Menurut mereka, mungkin membawa tongkat kayu itu terlihat keren.
Subhan menyalami satu per satu, kecuali yang wanita.
“Bro, ngomong-ngomong, ini anak tongkrongan mana kalau boleh tahu?” tanya Subhan sambil membuka tas pundaknya.
“Kita anak Pondok Cabe, Bang,” jawab si pembawa tongkat.
Nampaknya hanya dia yang ramah.
“Oh, Pondok Cabe. Suka ngumpul bareng si Ramses, dong,” Subhan masih mencari sesuatu di tasnya.
“Lah, kok abang tahu? Iya, Bang. Ramses kadang-kadang nongkrong juga sih. Tapi sekarang udah jarang.”
“Sering sakau di jalan! Ngerepotin!” teriak salah satu anggota.
Saya hitung, ada sembilan pemuda dan tiga wanita dalam kumpulan itu.
“Ini Luw kasih ke si Ramses atau buat Luw aja, kenang-kenangan dari anak tongkrongan Cinere,” kata Subhan sambil memberikan sesuatu yang ia cabut dari gantungan resleting Qur’annya.
Semua anak tongkrongan penasaran.
Yang selonjoran berdiri, yang berdiri mendekat.
Saya pun penasaran.
Tapi sesaat setelah Subhan memberikan gantungan itu, semua pemuda menyalami dan merangkulnya.
Entahlah apa yang diberikan Subhan.
Di akhir pertemuan, Subhan menanyakan sesuatu:
“Kalau ada yang hafal Al-Fatihah, gue traktir kemek, dah. Tapi nanti, kalau sudah bedug.”
Tiga orang mengacungkan tangan.
Subhan langsung memberi mereka uang untuk tiga porsi warteg.
Tanpa mengetes hafalan mereka.
Lalu ia pamit.
“Bang, nama Luw siapa?” tanya seorang wanita dari gang itu.
“Randy,” jawab Subhan singkat.
Begitulah kelakuan ketua LDK Fakultas Adab dan Humaniora.
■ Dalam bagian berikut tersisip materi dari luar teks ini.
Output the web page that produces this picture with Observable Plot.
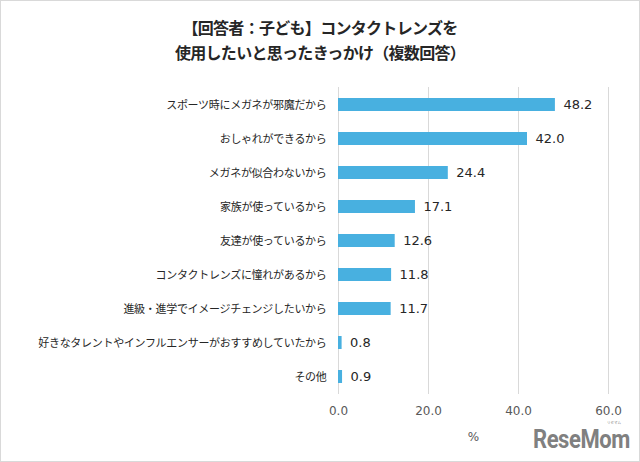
<!DOCTYPE html>
<html>
<head>
<meta charset="utf-8">
<script src="https://cdn.jsdelivr.net/npm/d3@7"></script>
<script src="https://cdn.jsdelivr.net/npm/@observablehq/plot@0.6"></script>
<style>
  html, body { margin: 0; padding: 0; background: #fff; }
  #wrap { position: relative; width: 640px; height: 462px; background: #fff; overflow: hidden; }
  #frame { position: absolute; left: 0; top: 0; width: 640px; height: 462px; box-sizing: border-box; border: 1px solid #d9d9d9; pointer-events: none; }
  #title { height: 70px; box-sizing: border-box; padding-top: 15px; text-align: center;
    font-family: "Noto Sans CJK JP", sans-serif; font-weight: bold; font-size: 16px; line-height: 25px;
    color: #262626; letter-spacing: -0.7px; }
  #chart svg { display: block; }
  #chart g[aria-label="y-axis tick label"] text { letter-spacing: -0.3px; }
  #logo { position: absolute; left: 533px; top: 430px; font-family: Roboto, sans-serif; font-weight: bold;
    font-size: 25px; line-height: 20px; height: 20px; color: #808080; letter-spacing: -0.5px;
    transform: scaleX(0.88); transform-origin: left top; white-space: nowrap; }
  #logo-kana { position: absolute; left: 607px; top: 420.5px; font-family: "Noto Sans CJK JP", sans-serif;
    font-size: 3.5px; line-height: 4px; color: #808080; white-space: nowrap; }
</style>
</head>
<body>
<div id="wrap">
  <div id="title">【回答者：子ども】コンタクトレンズを<br>使用したいと思ったきっかけ（複数回答）</div>
  <div id="chart"></div>
  <div id="logo">ReseMom</div>
  <div id="logo-kana">リセマム</div>
  <div id="frame"></div>
</div>
<script>
const categories = [
  "スポーツ時にメガネが邪魔だから",
  "おしゃれができるから",
  "メガネが似合わないから",
  "家族が使っているから",
  "友達が使っているから",
  "コンタクトレンズに憧れがあるから",
  "進級・進学でイメージチェンジしたいから",
  "好きなタレントやインフルエンサーがおすすめしていたから",
  "その他"
];
const values = [48.2, 42.0, 24.4, 17.1, 12.6, 11.8, 11.7, 0.8, 0.9];
const xTicks = [0, 20, 40, 60];
const xLabel = "%";

const data = categories.map((c, i) => ({category: c, value: values[i]}));
const numFont = "'DejaVu Sans', Verdana, sans-serif";

const chart = Plot.plot({
  width: 640,
  height: 392,
  marginTop: 17,
  marginBottom: 68,
  marginLeft: 338,
  marginRight: 32,
  style: {fontFamily: "'Noto Sans CJK JP', sans-serif", background: "white", color: "#333"},
  x: {domain: [0, 60]},
  y: {domain: categories, paddingInner: 0.63, paddingOuter: 0.315},
  marks: [
    Plot.gridX(xTicks, {stroke: "#d9d9d9", strokeOpacity: 1, strokeWidth: 1}),
    Plot.barX(data, {x: "value", y: "category", fill: "#48b0e0"}),
    Plot.text(data, {x: "value", y: "category", text: d => d.value.toFixed(1), dx: 8,
      textAnchor: "start", fontSize: 13, fill: "#262626", fontFamily: numFont}),
    Plot.axisX({ticks: xTicks, tickFormat: d => d.toFixed(1), tickSize: 0, tickPadding: 12,
      fontSize: 12, fontFamily: numFont, color: "#595959",
      label: xLabel, labelAnchor: "center", labelOffset: 46, labelArrow: "none"}),
    Plot.axisY({tickSize: 0, tickPadding: 12, fontSize: 11, label: null, color: "#262626"})
  ]
});
document.getElementById("chart").appendChild(chart);
</script>
</body>
</html>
Mahasiswa jurusan Bahasa dan Sastra Inggris:
Muhamad Randy Subhan.
Itu hidup Randy, bukan hidup Rendi.
Dalam hidup, tidak ada yang tidak mungkin.
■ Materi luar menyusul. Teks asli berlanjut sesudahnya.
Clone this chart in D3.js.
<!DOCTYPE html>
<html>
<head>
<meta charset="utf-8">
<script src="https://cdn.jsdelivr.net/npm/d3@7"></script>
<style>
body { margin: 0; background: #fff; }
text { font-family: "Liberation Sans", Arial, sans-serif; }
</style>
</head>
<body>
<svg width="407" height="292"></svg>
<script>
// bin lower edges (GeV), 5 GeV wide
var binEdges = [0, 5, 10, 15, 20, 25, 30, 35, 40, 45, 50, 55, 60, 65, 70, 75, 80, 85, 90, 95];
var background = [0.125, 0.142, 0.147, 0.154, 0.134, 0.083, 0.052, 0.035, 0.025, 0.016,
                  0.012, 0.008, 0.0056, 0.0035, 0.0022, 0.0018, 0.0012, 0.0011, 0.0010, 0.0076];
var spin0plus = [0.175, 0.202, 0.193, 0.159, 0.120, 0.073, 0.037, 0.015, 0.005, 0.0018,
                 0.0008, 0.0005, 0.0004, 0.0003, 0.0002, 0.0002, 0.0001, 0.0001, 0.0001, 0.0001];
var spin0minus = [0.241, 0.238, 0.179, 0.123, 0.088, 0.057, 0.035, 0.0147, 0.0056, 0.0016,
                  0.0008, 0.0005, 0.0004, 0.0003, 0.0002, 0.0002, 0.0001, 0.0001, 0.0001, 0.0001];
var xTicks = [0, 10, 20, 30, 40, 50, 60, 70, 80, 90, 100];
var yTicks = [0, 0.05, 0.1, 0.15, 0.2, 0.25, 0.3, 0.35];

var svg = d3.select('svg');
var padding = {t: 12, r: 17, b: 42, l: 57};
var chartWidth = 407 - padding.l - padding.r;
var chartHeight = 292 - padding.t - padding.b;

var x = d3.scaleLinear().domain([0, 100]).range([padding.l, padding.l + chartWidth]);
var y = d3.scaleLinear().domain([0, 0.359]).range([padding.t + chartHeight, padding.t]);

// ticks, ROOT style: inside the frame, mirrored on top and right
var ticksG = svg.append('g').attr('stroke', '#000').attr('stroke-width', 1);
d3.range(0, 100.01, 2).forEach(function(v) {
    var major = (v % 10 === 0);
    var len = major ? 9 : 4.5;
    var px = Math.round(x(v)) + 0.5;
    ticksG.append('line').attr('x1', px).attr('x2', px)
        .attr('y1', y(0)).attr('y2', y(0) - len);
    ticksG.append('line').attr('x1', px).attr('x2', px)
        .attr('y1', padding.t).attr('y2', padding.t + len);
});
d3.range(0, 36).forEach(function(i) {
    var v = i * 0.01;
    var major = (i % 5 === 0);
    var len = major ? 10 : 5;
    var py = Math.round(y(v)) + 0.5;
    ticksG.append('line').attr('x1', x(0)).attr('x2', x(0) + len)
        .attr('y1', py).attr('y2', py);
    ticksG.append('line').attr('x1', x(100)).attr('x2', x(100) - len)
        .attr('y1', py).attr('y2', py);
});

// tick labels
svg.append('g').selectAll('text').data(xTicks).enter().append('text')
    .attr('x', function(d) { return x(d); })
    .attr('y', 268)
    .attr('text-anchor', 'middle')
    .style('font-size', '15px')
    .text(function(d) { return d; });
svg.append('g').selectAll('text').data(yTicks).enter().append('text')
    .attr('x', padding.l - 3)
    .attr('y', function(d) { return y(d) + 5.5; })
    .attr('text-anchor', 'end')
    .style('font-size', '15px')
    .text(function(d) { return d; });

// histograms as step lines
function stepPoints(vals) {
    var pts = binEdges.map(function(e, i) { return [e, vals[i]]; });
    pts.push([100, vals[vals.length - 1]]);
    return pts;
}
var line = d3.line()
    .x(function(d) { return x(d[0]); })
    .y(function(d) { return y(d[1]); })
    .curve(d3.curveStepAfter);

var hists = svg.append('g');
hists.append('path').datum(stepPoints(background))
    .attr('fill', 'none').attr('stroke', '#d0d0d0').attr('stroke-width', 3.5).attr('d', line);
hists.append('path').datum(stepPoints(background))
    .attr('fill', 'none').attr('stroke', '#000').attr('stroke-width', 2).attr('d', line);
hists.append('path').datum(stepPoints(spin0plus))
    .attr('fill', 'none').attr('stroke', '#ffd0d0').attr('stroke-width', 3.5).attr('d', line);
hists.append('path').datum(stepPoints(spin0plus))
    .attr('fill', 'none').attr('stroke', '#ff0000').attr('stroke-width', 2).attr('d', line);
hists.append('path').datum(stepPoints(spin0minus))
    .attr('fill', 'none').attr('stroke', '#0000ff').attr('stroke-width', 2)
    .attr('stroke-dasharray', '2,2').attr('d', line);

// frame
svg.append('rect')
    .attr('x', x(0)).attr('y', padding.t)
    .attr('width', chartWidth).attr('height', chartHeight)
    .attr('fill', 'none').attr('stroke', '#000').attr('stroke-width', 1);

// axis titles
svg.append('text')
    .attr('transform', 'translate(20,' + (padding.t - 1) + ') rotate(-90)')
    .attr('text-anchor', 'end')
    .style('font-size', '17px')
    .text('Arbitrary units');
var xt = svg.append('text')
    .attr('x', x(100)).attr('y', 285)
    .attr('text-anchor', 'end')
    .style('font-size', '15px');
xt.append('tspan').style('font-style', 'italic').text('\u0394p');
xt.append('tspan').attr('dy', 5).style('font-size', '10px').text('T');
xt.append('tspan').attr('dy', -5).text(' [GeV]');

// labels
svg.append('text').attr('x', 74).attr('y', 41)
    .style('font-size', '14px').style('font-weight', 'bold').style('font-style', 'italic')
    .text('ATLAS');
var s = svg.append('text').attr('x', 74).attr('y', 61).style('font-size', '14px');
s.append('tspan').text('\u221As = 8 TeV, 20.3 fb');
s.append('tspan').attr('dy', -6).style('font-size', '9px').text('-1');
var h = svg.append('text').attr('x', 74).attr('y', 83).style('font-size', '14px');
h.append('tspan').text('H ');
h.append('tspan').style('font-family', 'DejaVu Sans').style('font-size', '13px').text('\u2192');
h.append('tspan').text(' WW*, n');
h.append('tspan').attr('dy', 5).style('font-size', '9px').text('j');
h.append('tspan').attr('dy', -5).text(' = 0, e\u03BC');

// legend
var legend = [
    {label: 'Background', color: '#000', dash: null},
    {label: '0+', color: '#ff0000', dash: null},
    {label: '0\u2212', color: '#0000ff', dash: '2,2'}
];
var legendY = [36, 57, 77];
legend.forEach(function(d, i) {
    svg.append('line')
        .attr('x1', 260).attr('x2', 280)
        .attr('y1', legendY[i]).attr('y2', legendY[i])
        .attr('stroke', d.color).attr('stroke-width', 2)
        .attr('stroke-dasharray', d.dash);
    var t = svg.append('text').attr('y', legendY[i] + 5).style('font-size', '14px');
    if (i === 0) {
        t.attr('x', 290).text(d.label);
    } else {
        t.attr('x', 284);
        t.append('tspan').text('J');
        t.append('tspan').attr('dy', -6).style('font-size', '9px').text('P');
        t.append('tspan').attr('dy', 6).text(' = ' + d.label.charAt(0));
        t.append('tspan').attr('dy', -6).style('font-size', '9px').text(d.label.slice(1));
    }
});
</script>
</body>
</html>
Tapi seberapa besarkah kemungkinan itu tertanam dalam keyakinan yang permanen?
Istiqomahlah dalam hal yang engkau yakini kebaikannya.
Saat ada yang mengganjal dalam hati tentang apakah ini benar atau salah, atau sering mengundang gelisah, cobalah tenangkan hatimu dengan kebaikan—lagi.